An eight participant has been identified as attending the 2016 meeting where Donald Trump Jr. was promised dirt on Hillary Clinton: Ike Kaveladze, a vice president in a real estate firm owned by Russian billionaire Aras Agalarov.
According to his online biography, Kaveladze oversees commercial and residential real estate as well as international project structuring as Vice President for Crocus Group, which is owned by Agalarov.
His work features prominently in a 2000 government report on money laundering.
The General Accounting Office report states that his firm set up more than 2,000 Delaware corporations for Russians without even knowing who owned the companies.
Kaveladze called the report, which was detailed in the New York Times at the time, as a ‘witch hunt’ in an article identifying him as the person behind the transactions.
Investigators found Russians and other Eastern Europeans had moved more than $1.4 billion through New York and San Francisco banks.
Entities wired more than $800 million to 136 accounts that Kaveladze opened for Russian clients, according to the report.
”What I see here is another Russian witch hunt in the United States,’ Kaveladze told the Times after it got a copy of the report.
The GAO report, prepared at the request of a Senate oversight subcommittee, determined that a company called Euro-American Corporate Services Inc., which was established by Kaveladze, ‘had formed three of the Delaware corporations identified by the Subcommittee, as well as approximately 2,000 others, for Russian brokers. From 1991 through January 2000, more than $1.4 billion in wire transfer transactions was deposited into 236 accounts opened at 2 U.S. banks: Citibank (136 accounts) and Commercial Bank (100 accounts).’
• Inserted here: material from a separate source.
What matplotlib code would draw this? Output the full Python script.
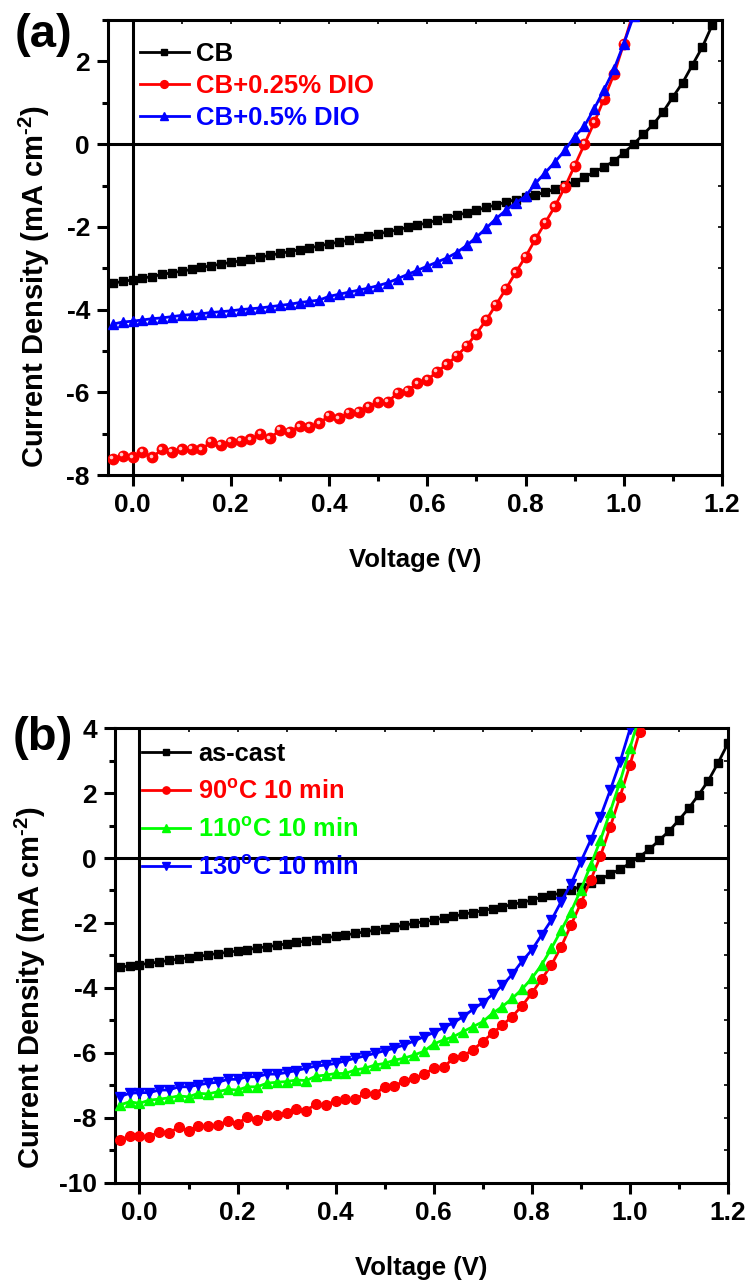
import matplotlib
matplotlib.use('Agg')
import matplotlib.pyplot as plt
import matplotlib.transforms as mtrans
from matplotlib.ticker import MultipleLocator
from matplotlib import font_manager
import numpy as np

plt.rcParams['font.family'] = ['Liberation Sans', 'DejaVu Sans']
plt.rcParams['font.weight'] = 'bold'
plt.rcParams['mathtext.fontset'] = 'custom'
plt.rcParams['mathtext.rm'] = 'Liberation Sans:bold'
plt.rcParams['mathtext.bf'] = 'Liberation Sans:bold'
plt.rcParams['mathtext.it'] = 'Liberation Sans:bold'
plt.rcParams['mathtext.default'] = 'bf'

# narrow face for the y label, if the system has it
_names = {f.name for f in font_manager.fontManager.ttflist}
NARROW = 'Liberation Sans Narrow' in _names

# ---------------- panel (a) data ----------------
V_A = np.round(np.arange(-0.04, 1.181, 0.02), 2)
J_CB = [-3.36, -3.32, -3.28, -3.24, -3.20, -3.15, -3.11, -3.07, -3.03, -2.98,
        -2.94, -2.90, -2.86, -2.82, -2.77, -2.73, -2.69, -2.64, -2.60, -2.55,
        -2.51, -2.46, -2.41, -2.37, -2.32, -2.27, -2.22, -2.17, -2.12, -2.07,
        -2.01, -1.96, -1.90, -1.84, -1.78, -1.72, -1.66, -1.60, -1.53, -1.47,
        -1.40, -1.34, -1.28, -1.23, -1.16, -1.09, -0.99, -0.91, -0.79, -0.68,
        -0.55, -0.41, -0.21, 0.00, 0.24, 0.48, 0.78, 1.14, 1.49, 1.92,
        2.35, 2.88]

V_A2 = np.round(np.arange(-0.04, 1.021, 0.02), 2)
J_DIO025 = [-7.60, -7.54, -7.57, -7.44, -7.57, -7.38, -7.44, -7.38, -7.36, -7.38,
            -7.20, -7.27, -7.20, -7.17, -7.14, -7.01, -7.11, -6.91, -6.95, -6.82,
            -6.84, -6.75, -6.57, -6.63, -6.49, -6.47, -6.35, -6.23, -6.23, -6.01,
            -5.96, -5.78, -5.70, -5.50, -5.32, -5.12, -4.88, -4.58, -4.25, -3.88,
            -3.50, -3.10, -2.72, -2.30, -1.90, -1.50, -1.04, -0.52, 0.00, 0.53,
            1.10, 1.69, 2.43, 3.20]
J_DIO05 = [-4.35, -4.30, -4.28, -4.25, -4.22, -4.20, -4.17, -4.14, -4.12, -4.10,
           -4.07, -4.05, -4.03, -4.00, -3.98, -3.96, -3.93, -3.90, -3.87, -3.83,
           -3.80, -3.77, -3.68, -3.63, -3.58, -3.53, -3.48, -3.42, -3.35, -3.25,
           -3.15, -3.05, -2.95, -2.85, -2.75, -2.62, -2.45, -2.25, -2.03, -1.80,
           -1.60, -1.42, -1.26, -0.95, -0.69, -0.43, -0.15, 0.18, 0.44, 0.86,
           1.32, 1.81, 2.43, 3.10]

# ---------------- panel (b) data ----------------
V_B = np.round(np.arange(-0.04, 1.201, 0.02), 2)
J_ASCAST = [-3.36, -3.32, -3.28, -3.24, -3.20, -3.15, -3.11, -3.07, -3.03, -2.98,
            -2.94, -2.90, -2.86, -2.82, -2.77, -2.73, -2.69, -2.64, -2.60, -2.55,
            -2.51, -2.46, -2.41, -2.37, -2.32, -2.27, -2.22, -2.17, -2.12, -2.07,
            -2.01, -1.96, -1.91, -1.85, -1.80, -1.73, -1.68, -1.62, -1.56, -1.50,
            -1.43, -1.37, -1.29, -1.21, -1.15, -1.07, -0.98, -0.88, -0.78, -0.66,
            -0.49, -0.35, -0.16, 0.04, 0.27, 0.55, 0.83, 1.17, 1.53, 1.94,
            2.38, 2.93, 3.53]

V_B2 = np.round(np.arange(-0.04, 1.021, 0.02), 2)
J_90 = [-8.68, -8.55, -8.55, -8.58, -8.42, -8.45, -8.29, -8.39, -8.25, -8.25,
        -8.23, -8.08, -8.18, -7.96, -8.06, -7.91, -7.91, -7.84, -7.73, -7.77,
        -7.57, -7.60, -7.47, -7.43, -7.43, -7.24, -7.26, -7.04, -7.02, -6.85,
        -6.78, -6.65, -6.47, -6.44, -6.16, -6.09, -5.90, -5.65, -5.39, -5.14,
        -4.88, -4.55, -4.16, -3.73, -3.29, -2.73, -2.06, -1.39, -0.68, 0.06,
        0.96, 1.89, 2.86, 3.89]
J_110 = [-7.60, -7.50, -7.55, -7.45, -7.42, -7.38, -7.32, -7.35, -7.24, -7.26,
         -7.19, -7.12, -7.14, -7.04, -7.04, -6.93, -6.90, -6.88, -6.83, -6.85,
         -6.71, -6.68, -6.63, -6.63, -6.52, -6.47, -6.37, -6.32, -6.22, -6.16,
         -6.06, -5.95, -5.72, -5.60, -5.50, -5.34, -5.19, -5.04, -4.78, -4.57,
         -4.32, -4.04, -3.70, -3.29, -2.78, -2.22, -1.65, -0.98, -0.22, 0.55,
         1.43, 2.35, 3.37, 4.40]
V_B3 = np.round(np.arange(-0.04, 1.001, 0.02), 2)
J_130 = [-7.34, -7.24, -7.22, -7.22, -7.14, -7.14, -7.04, -7.04, -6.98, -6.93,
         -6.90, -6.81, -6.81, -6.73, -6.73, -6.65, -6.65, -6.60, -6.54, -6.47,
         -6.40, -6.37, -6.32, -6.24, -6.16, -6.09, -6.01, -5.93, -5.85, -5.75,
         -5.63, -5.50, -5.37, -5.22, -5.07, -4.88, -4.66, -4.45, -4.20, -3.92,
         -3.58, -3.18, -2.83, -2.37, -1.91, -1.34, -0.80, -0.11, 0.55, 1.27,
         2.09, 2.96, 3.96]

YLABEL = 'Current Density (mA cm$^{\u2010 2}$)'


def style_axes(ax, ylim, ymajor, ylab_xy):
    ax.set_xlim(-0.05, 1.2)
    ax.set_ylim(*ylim)
    ax.axhline(0, color='black', lw=2.2, zorder=1)
    ax.axvline(0, color='black', lw=2.2, zorder=1)
    for sp in ax.spines.values():
        sp.set_linewidth(2.2)
    ax.xaxis.set_major_locator(MultipleLocator(0.2))
    ax.xaxis.set_minor_locator(MultipleLocator(0.1))
    ax.yaxis.set_major_locator(MultipleLocator(ymajor))
    ax.yaxis.set_minor_locator(MultipleLocator(ymajor / 2))
    ax.xaxis.set_major_formatter(plt.FuncFormatter(lambda v, p: f'{v:.1f}'))
    ax.yaxis.set_major_formatter(plt.FuncFormatter(lambda v, p: f'{v:.0f}'))
    ax.tick_params(which='major', direction='out', length=8, width=2.2,
                   labelsize=19, pad=5)
    ax.tick_params(which='minor', direction='out', length=4.5, width=2.2)
    ax.tick_params(which='both', top=False, right=False)
    # short inward ticks on top/right
    sec_x = ax.secondary_xaxis('top')
    sec_x.xaxis.set_major_locator(MultipleLocator(0.1))
    sec_x.tick_params(direction='in', length=3, width=1.2, labeltop=False)
    sec_x.spines['top'].set_visible(False)
    sec_y = ax.secondary_yaxis('right')
    sec_y.yaxis.set_major_locator(MultipleLocator(ymajor / 2))
    sec_y.tick_params(direction='in', length=3, width=1.2, labelright=False)
    sec_y.spines['right'].set_visible(False)
    ax.set_xlabel('Voltage (V)', fontsize=18.5, fontweight='bold', labelpad=22)
    if NARROW:
        ax.set_ylabel(YLABEL, fontsize=25, fontweight='bold',
                      family=['Liberation Sans Narrow', 'DejaVu Sans'])
    else:
        ax.set_ylabel(YLABEL, fontsize=21, fontweight='bold')
    ax.yaxis.set_label_coords(*ylab_xy)


fig = plt.figure(figsize=(7.49, 12.86), dpi=100)
ax1 = fig.add_axes([0.1442, 0.6306, 0.8198, 0.3538])
ax2 = fig.add_axes([0.1535, 0.0801, 0.8184, 0.3538])

# panel (a)
style_axes(ax1, (-8, 3), 2, (-0.092, 0.415))
ax1.plot(V_A, J_CB, color='black', lw=2, marker='s', ms=6, label='CB', zorder=3)
ax1.plot(V_A2, J_DIO025, color='red', lw=2, marker='o', ms=7.5,
         label='CB+0.25% DIO', zorder=4)
hl = mtrans.offset_copy(ax1.transData, fig=fig, x=-1.2, y=1.2, units='points')
ax1.plot(V_A2, J_DIO025, ls='none', marker='o', ms=2.6, color='#ffc8c8',
         mec='none', transform=hl, zorder=5, clip_on=True)
ax1.plot(V_A2, J_DIO05, color='blue', lw=2, marker='^', ms=7.5,
         label='CB+0.5% DIO', zorder=6)
leg1 = ax1.legend(loc='upper left', bbox_to_anchor=(0.052, 0.952), frameon=False,
                  fontsize=18.5, handlelength=1.9, handletextpad=0.3,
                  labelspacing=0.32, borderaxespad=0, borderpad=0,
                  labelcolor='linecolor', markerscale=0.75)
for t in leg1.get_texts():
    t.set_fontweight('bold')
fig.text(0.019, 0.99, '(a)', fontsize=34, fontweight='bold', va='top', ha='left')

# panel (b)
style_axes(ax2, (-10, 4), 2, (-0.11, 0.43))
ax2.plot(V_B, J_ASCAST, color='black', lw=2, marker='s', ms=6,
         label='as-cast', zorder=3)
ax2.plot(V_B2, J_90, color='red', lw=2, marker='o', ms=7,
         label='90$^{\\mathrm{o}}$C 10 min', zorder=4)
ax2.plot(V_B2, J_110, color='#00ff00', lw=2, marker='^', ms=7.5,
         label='110$^{\\mathrm{o}}$C 10 min', zorder=5)
ax2.plot(V_B3, J_130, color='blue', lw=2, marker='v', ms=7.5,
         label='130$^{\\mathrm{o}}$C 10 min', zorder=6)
leg2 = ax2.legend(loc='upper left', bbox_to_anchor=(0.044, 0.97), frameon=False,
                  fontsize=18.3, handlelength=1.9, handletextpad=0.3,
                  labelspacing=0.55, borderaxespad=0, borderpad=0,
                  labelcolor='linecolor', markerscale=0.75)
for t in leg2.get_texts():
    t.set_fontweight('bold')
fig.text(0.017, 0.443, '(b)', fontsize=34, fontweight='bold', va='top', ha='left')

fig.savefig('out.png', dpi=100, facecolor='white')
The report is titled: ‘Suspicious Banking Activities: Possible Money Laundering by U.S. Corporations Formed for Russian Entities.
According to the report: ‘Over 70 percent of the Citibank deposits for these accounts was wire-transferred to accounts in foreign countries.
Of the remaining $600 million deposited in Commercial Bank, over 50 percent was similarly transferred into the U.S. banking system from abroad.
In addition, most of the $600 million was transferred out of the U.S. banking system.’
The report continued: ‘These banking activities raise questions about whether the U.S. banks were used to launder money.’
His identity was publicly revealed by the Washington Post after attorney Scott Balber confirmed it.
Donald Trump Jr. did not respond to requests for comment Monday.
According to his resume, Kaveladze has been at Crocus Group since 2004, which would put him there during the time the Agalarovs partnered with Donald Trump on the 2013 Miss Universe pageant that was held in Moscow.
His online resume states that he got a degree in economics from the Moscow Academy of Finance, then relocated to the U.S. to pursue his MBA at the University of New Haven in Connecticut, where he graduated in 2002.